You'll always find exceptions to the rule, but research and experience consistently point to basic differences between the way men and women act, think, and feel. For example, men generally base their self-esteem on achievement. They are more competitive and aggressive than women. Women generally base their self-esteem on relationships. They tend to relate to other people on a more personal level. A University of Pennsylvania study conducted by brain researcher Ruben Gur demonstrated that women were better able to read emotion in facial expressions than men. And a survey conducted by GLAMOUR magazine showed that 60 percent of conversations between women are on emotional or personal topics, compared with 27 percent of similar conversations between men. (3) Men and women see the world through different eyes.
But that's just one kind of diversity. We are different in many ways. They say even the order of our birth can help determine our brand of weirdness. First-borns, middle children and youngest children tend to have certain characteristics, but then you gather a group of “baby of the family” folk and discover that they aren’t all that much alike.
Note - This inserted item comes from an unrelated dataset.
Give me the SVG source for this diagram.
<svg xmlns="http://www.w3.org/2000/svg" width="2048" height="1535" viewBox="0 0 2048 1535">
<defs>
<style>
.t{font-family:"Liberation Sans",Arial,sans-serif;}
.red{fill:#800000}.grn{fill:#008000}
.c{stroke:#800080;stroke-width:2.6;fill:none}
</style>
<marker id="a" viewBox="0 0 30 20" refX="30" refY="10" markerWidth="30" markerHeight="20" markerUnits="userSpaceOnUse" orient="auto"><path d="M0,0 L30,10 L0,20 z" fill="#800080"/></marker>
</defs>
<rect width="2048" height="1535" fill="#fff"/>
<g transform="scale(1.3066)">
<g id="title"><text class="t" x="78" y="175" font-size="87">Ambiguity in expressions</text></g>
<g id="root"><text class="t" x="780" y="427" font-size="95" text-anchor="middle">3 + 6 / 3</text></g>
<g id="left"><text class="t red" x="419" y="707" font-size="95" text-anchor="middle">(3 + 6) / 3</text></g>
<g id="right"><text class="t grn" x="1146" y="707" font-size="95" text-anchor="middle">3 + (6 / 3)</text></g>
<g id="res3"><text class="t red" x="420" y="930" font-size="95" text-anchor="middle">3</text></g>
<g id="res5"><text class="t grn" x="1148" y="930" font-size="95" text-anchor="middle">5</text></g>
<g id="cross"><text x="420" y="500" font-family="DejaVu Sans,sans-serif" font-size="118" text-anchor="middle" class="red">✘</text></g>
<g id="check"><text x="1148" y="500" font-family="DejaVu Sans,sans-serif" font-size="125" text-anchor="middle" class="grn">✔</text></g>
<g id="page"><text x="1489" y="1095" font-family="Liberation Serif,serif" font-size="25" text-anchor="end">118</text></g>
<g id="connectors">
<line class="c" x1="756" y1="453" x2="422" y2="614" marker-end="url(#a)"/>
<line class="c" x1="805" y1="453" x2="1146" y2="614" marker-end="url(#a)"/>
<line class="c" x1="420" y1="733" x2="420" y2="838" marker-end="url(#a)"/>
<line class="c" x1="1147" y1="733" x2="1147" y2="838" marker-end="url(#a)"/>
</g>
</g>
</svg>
Various researchers have found a tendency for first-borns to choose studies such as mathematics, engineering, physics, architecture, and chemistry, and yet in my family of origin, it is the middle child who pursued a Ph.D. in mathematics and ended up working with computer programs for a company that does scientific applications contract work with the military.
Later-born men and women make up the majority of those practicing the creative arts. One study found, for example, that writers tend to come from the ranks of later-borns. But my oldest sister is the only one of us who has a published book. (available on Amazon.com)1
So we are different by gender, birth order, skin color, ethnic heritage, life experience.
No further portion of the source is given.